I just got done reading JD Vance’s much proclaimed Hillbilly Elegy about the rough and tumble life of growing up poor in Appalachia – the drugs, the poverty, the unstable home life. The hillbilly code of honor. Seemed like a decently accurate story having grown up around many hillbillies myself grown up in the mountains in farm country. But it’s written by somebody who resembled less and less a hillbilly after being a graduate of Yale Law School. His childhood memories may be valid but they come from a now elite perspective.

I recently read Kristin Kimball’s The Dirty Life, a book about a NYC journalist who fell in love with a back to earther and they moved to the Eastern Adirondacks to homestead and farm using horses and the tools of the trade. They might live a life close to the land today, but they come from an elite perspective.

A few years back I read this book, the The Land Was Everything by Victor Davis Hanson about an English professor who came back home to run his family vineyard in California. Again, maybe he has dirt under his fingers now and as a child, his professorship distanced himself from the working class. He might have gone back to the land but he still has those college educated roots.

Then there is the Firefox Books which try to document a dying breed of Appalachian living in the late 1960s by  students at Rabun Gap-Nacoochee School, a private secondary education school located in the U.S. state of Georgia. It’s a good tail of Appalachia but again it’s a story told in the third person rather than the people who are actually living the life.

Or Noel Perin’s Best Person Rural and his other series of books about living close to the land in Vermont. His observations were astute but again kind of represented an elite view of living off the land, out in the country. He was another of a dying breed but probably atypical of a farmer in Vermont.

Now I get that cow shit and silage probably smell the same wherever you stand. That many of the same experiences working on the farm – the animals and the work are the same if you are college educated or not. Growing up in Appalachian culture is not easily forgotten and the experiences documented in the books to remind me of experiences I’ve had in years gone by.

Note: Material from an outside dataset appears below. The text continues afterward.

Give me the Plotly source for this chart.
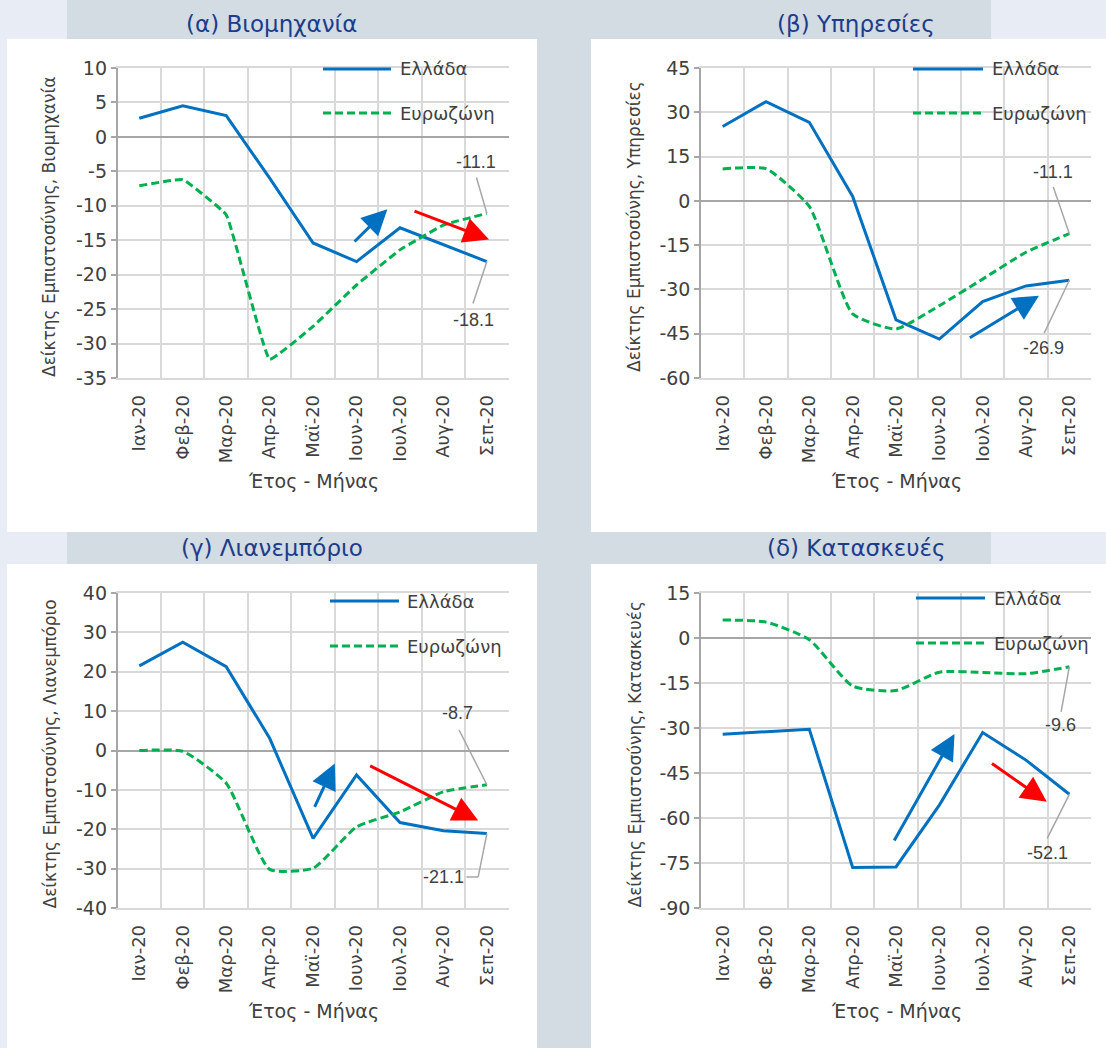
import plotly.graph_objects as go

# ---------------- data ----------------
months = ["Ιαν-20", "Φεβ-20", "Μαρ-20", "Απρ-20", "Μαϊ-20", "Ιουν-20", "Ιουλ-20", "Αυγ-20", "Σεπ-20"]

ind_gr = [2.7, 4.5, 3.1, -6.0, -15.4, -18.1, -13.2, -15.6, -18.1]
ind_ez = [-7.1, -6.2, -11.3, -32.3, -27.5, -21.5, -16.4, -12.8, -11.1]

srv_gr = [25.2, 33.6, 26.6, 1.5, -40.3, -46.8, -34.1, -28.8, -26.9]
srv_ez = [10.8, 10.9, -1.9, -38.3, -43.4, -35.5, -26.5, -17.4, -11.1]

ret_gr = [21.5, 27.5, 21.3, 3.1, -22.3, -6.2, -18.3, -20.4, -21.1]
ret_ez = [0.0, -0.2, -8.3, -30.2, -29.9, -19.4, -15.6, -10.5, -8.7]

con_gr = [-32.1, -31.3, -30.4, -76.5, -76.3, -55.7, -31.5, -40.7, -52.1]
con_ez = [6.0, 5.3, -0.6, -16.0, -17.5, -11.4, -11.5, -11.9, -9.6]

titles = ["(α) Βιομηχανία", "(β) Υπηρεσίες", "(γ) Λιανεμπόριο", "(δ) Κατασκευές"]
ytitles = ["Δείκτης Εμπιστοσύνης, Βιομηχανία", "Δείκτης Εμπιστοσύνης, Υπηρεσίες",
           "Δείκτης Εμπιστοσύνης, Λιανεμπόριο", "Δείκτης Εμπιστοσύνης, Κατασκευές"]
xtitle = "Έτος - Μήνας"
legend_names = ["Ελλάδα", "Ευρωζώνη"]
yranges = [(-35, 10, 5), (-60, 45, 15), (-40, 40, 10), (-90, 15, 15)]

# ---------------- geometry (px) ----------------
W, H = 1106, 1048
FONT = "DejaVu Sans"
BLUE = "#0070c0"
GREEN = "#00b050"
RED = "#ff0000"
TXT = "#404040"
GRID = "#d9d9d9"
AXC = "#a6a6a6"

def fx(x):
    return x / W

def fy(y):
    return 1 - y / H

# plot areas: (left, right, top, bottom)
areas = [(117.6, 508.6, 68, 378), (701, 1091, 68, 378),
         (117.6, 508.6, 593, 908), (701, 1091, 593, 908)]
panels_px = [(7, 537, 39, 532), (591, 1106, 39, 532), (7, 537, 564, 1048), (591, 1106, 564, 1048)]
title_pos = [(272, 24), (856, 24), (272, 548), (856, 548)]
ytitle_x = [49, 634, 49, 634]
xtitle_y = [481, 481, 1011, 1011]
legend_px = [(323, 391, 398, 69, 113), (913, 983, 990, 69, 113),
             (330, 399, 405, 601, 646), (916, 985, 992, 598, 643)]
green_smooth = [0.25, 0.5, 0.5, 0.6]

series = [(ind_gr, ind_ez), (srv_gr, srv_ez), (ret_gr, ret_ez), (con_gr, con_ez)]

fig = go.Figure()
shapes = []
annotations = []

# backgrounds
shapes.append(dict(type="rect", xref="paper", yref="paper", x0=fx(67), x1=fx(991), y0=0, y1=1,
                   fillcolor="#d3dbe3", line=dict(width=0), layer="below"))
for (l, r, t, b) in panels_px:
    shapes.append(dict(type="rect", xref="paper", yref="paper", x0=fx(l), x1=fx(r), y0=fy(b), y1=fy(t),
                       fillcolor="white", line=dict(width=0), layer="below"))

layout_axes = {}
for k in range(4):
    sfx = "" if k == 0 else str(k + 1)
    gr, ez = series[k]
    fig.add_trace(go.Scatter(x=months, y=gr, mode="lines", name=legend_names[0],
                             line=dict(color=BLUE, width=3), xaxis="x" + sfx, yaxis="y" + sfx,
                             showlegend=False))
    fig.add_trace(go.Scatter(x=months, y=ez, mode="lines", name=legend_names[1],
                             line=dict(color=GREEN, width=3, dash="8px,4px", shape="spline",
                                       smoothing=green_smooth[k]),
                             xaxis="x" + sfx, yaxis="y" + sfx, showlegend=False))
    l, r, t, b = areas[k]
    lo, hi, dt = yranges[k]
    tvals = list(range(lo, hi + 1, dt))
    ttext = [str(v) for v in tvals]  # plain hyphen-minus as in the original
    layout_axes["xaxis" + sfx] = dict(
        domain=[fx(l), fx(r)], anchor="y" + sfx, type="category", automargin=False,
        categoryorder="array", categoryarray=months, range=[-0.5, 8.5],
        tickson="boundaries", showgrid=True, gridcolor=GRID, gridwidth=1.5,
        ticks="", tickangle=-90, ticklabelstandoff=8,
        tickfont=dict(family=FONT, size=18, color=TXT),
        showline=True, linecolor=GRID, linewidth=1.5, mirror=True, zeroline=False)
    layout_axes["yaxis" + sfx] = dict(
        domain=[fy(b), fy(t)], anchor="x" + sfx, range=[lo, hi],
        tickmode="array", tickvals=tvals, ticktext=ttext,
        automargin=False,
        showgrid=True, gridcolor=GRID, gridwidth=1.5,
        zeroline=True, zerolinecolor=AXC, zerolinewidth=2,
        showline=True, linecolor=AXC, linewidth=1.5,
        ticks="outside", ticklen=5, tickcolor=AXC, tickwidth=1.5,
        tickfont=dict(family=FONT, size=19, color=TXT))

    # titles
    tx, ty = title_pos[k]
    annotations.append(dict(text=titles[k], xref="paper", yref="paper", x=fx(tx), y=fy(ty),
                            showarrow=False, xanchor="center", yanchor="middle",
                            font=dict(family=FONT, size=23, color="#1b3d8c")))
    annotations.append(dict(text=ytitles[k], xref="paper", yref="paper", x=fx(ytitle_x[k]),
                            y=fy((t + b) / 2 + 4), textangle=-90, showarrow=False,
                            xanchor="center", yanchor="middle",
                            font=dict(family=FONT, size=17, color=TXT)))
    annotations.append(dict(text=xtitle, xref="paper", yref="paper", x=fx((l + r) / 2), y=fy(xtitle_y[k]),
                            showarrow=False, xanchor="center", yanchor="middle",
                            font=dict(family=FONT, size=19, color=TXT)))
    # legend
    lx0, lx1, ltx, ly1, ly2 = legend_px[k]
    shapes.append(dict(type="line", xref="paper", yref="paper", x0=fx(lx0), x1=fx(lx1), y0=fy(ly1), y1=fy(ly1),
                       line=dict(color=BLUE, width=3)))
    shapes.append(dict(type="line", xref="paper", yref="paper", x0=fx(lx0), x1=fx(lx1), y0=fy(ly2), y1=fy(ly2),
                       line=dict(color=GREEN, width=3, dash="8px,4px")))
    annotations.append(dict(text=legend_names[0], xref="paper", yref="paper", x=fx(ltx), y=fy(ly1),
                            showarrow=False, xanchor="left", yanchor="middle",
                            font=dict(family=FONT, size=18, color=TXT)))
    annotations.append(dict(text=legend_names[1], xref="paper", yref="paper", x=fx(ltx), y=fy(ly2),
                            showarrow=False, xanchor="left", yanchor="middle",
                            font=dict(family=FONT, size=18, color=TXT)))

# value labels with leader lines: (panel, text, label x, label y, leader end x, leader end y, series value)
last = len(months) - 1
labels = [
    (0, f"{ind_ez[-1]:.1f}", 7.76, -3.6, 7.76, -5.9, ind_ez[-1]),
    (0, f"{ind_gr[-1]:.1f}", 7.69, -26.6, 7.68, -24.2, ind_gr[-1]),
    (1, f"{srv_ez[-1]:.1f}", 7.63, 9.8, 7.63, 4.7, srv_ez[-1]),
    (1, f"{srv_gr[-1]:.1f}", 7.40, -49.9, 7.42, -44.8, srv_gr[-1]),
    (2, f"{ret_ez[-1]:.1f}", 7.32, 9.45, 7.36, 5.2, ret_ez[-1]),
    (3, f"{con_ez[-1]:.1f}", 7.79, -29.0, 7.81, -24.6, con_ez[-1]),
    (3, f"{con_gr[-1]:.1f}", 7.49, -71.6, 7.49, -66.8, con_gr[-1]),
]
for (k, txt, lxp, lyp, ex, ey, val) in labels:
    sfx = "" if k == 0 else str(k + 1)
    annotations.append(dict(text=txt, xref="x" + sfx, yref="y" + sfx, x=lxp, y=lyp, showarrow=False,
                            xanchor="center", yanchor="middle",
                            font=dict(family="Liberation Sans", size=18, color=TXT)))
    shapes.append(dict(type="line", xref="x" + sfx, yref="y" + sfx, x0=last, y0=val, x1=ex, y1=ey,
                       line=dict(color=AXC, width=1.5)))

# retail Greece label with elbow leader
annotations.append(dict(text=f"{ret_gr[-1]:.1f}", xref="x3", yref="y3", x=7.0, y=-32.1, showarrow=False,
                        xanchor="center", yanchor="middle",
                        font=dict(family="Liberation Sans", size=18, color=TXT)))
shapes.append(dict(type="line", xref="x3", yref="y3", x0=last, y0=ret_gr[-1], x1=7.80, y1=-32.1,
                   line=dict(color=AXC, width=1.5)))
shapes.append(dict(type="line", xref="x3", yref="y3", x0=7.80, y0=-32.1, x1=7.53, y1=-32.1,
                   line=dict(color=AXC, width=1.5)))

# trend arrows: (panel, tail x, tail y, head x, head y, color)
arrows = [
    (0, 4.92, -15.4, 5.71, -10.5, BLUE),
    (0, 6.30, -10.7, 8.05, -14.9, RED),
    (1, 5.67, -46.7, 7.30, -32.1, BLUE),
    (2, 4.02, -14.7, 4.50, -3.3, BLUE),
    (2, 5.28, -3.7, 7.80, -17.8, RED),
    (3, 3.94, -68.0, 5.35, -32.0, BLUE),
    (3, 6.18, -41.5, 7.48, -54.6, RED),
]
for (k, x0, y0, x1, y1, c) in arrows:
    sfx = "" if k == 0 else str(k + 1)
    annotations.append(dict(text="", xref="x" + sfx, yref="y" + sfx, axref="x" + sfx, ayref="y" + sfx,
                            x=x1, y=y1, ax=x0, ay=y0, showarrow=True, arrowhead=2, arrowsize=1.7,
                            arrowwidth=3, arrowcolor=c, standoff=0, startstandoff=0))

fig.update_layout(width=W, height=H, margin=dict(l=0, r=0, t=0, b=0, pad=0, autoexpand=False),
                  paper_bgcolor="#e8edf5", plot_bgcolor="white", showlegend=False,
                  shapes=shapes, annotations=annotations, **layout_axes)

post = ("document.body.style.margin='0';document.body.style.padding='0';"
        "var d=document.getElementById('{plot_id}');d.style.position='absolute';"
        "d.style.left='0px';d.style.top='0px';")
fig.write_html("out.html", post_script=post, config={"displayModeBar": False})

I guess true hillbillies and working folks don’t really have the time to write a book or the connections needed to see their book through publication. So we have to settle for third party accounts, documented through America’s elites, colored by the perspectives and values acquired through advanced education.

Indeed, while I’m certainly not Yale educated, I do know my college degree and professional occupation colors my view of the world. And I’m sure that many who read these kind of books are one or two steps removed from the land and the working class. I do worry such books while documenting such life also color the views of the elite.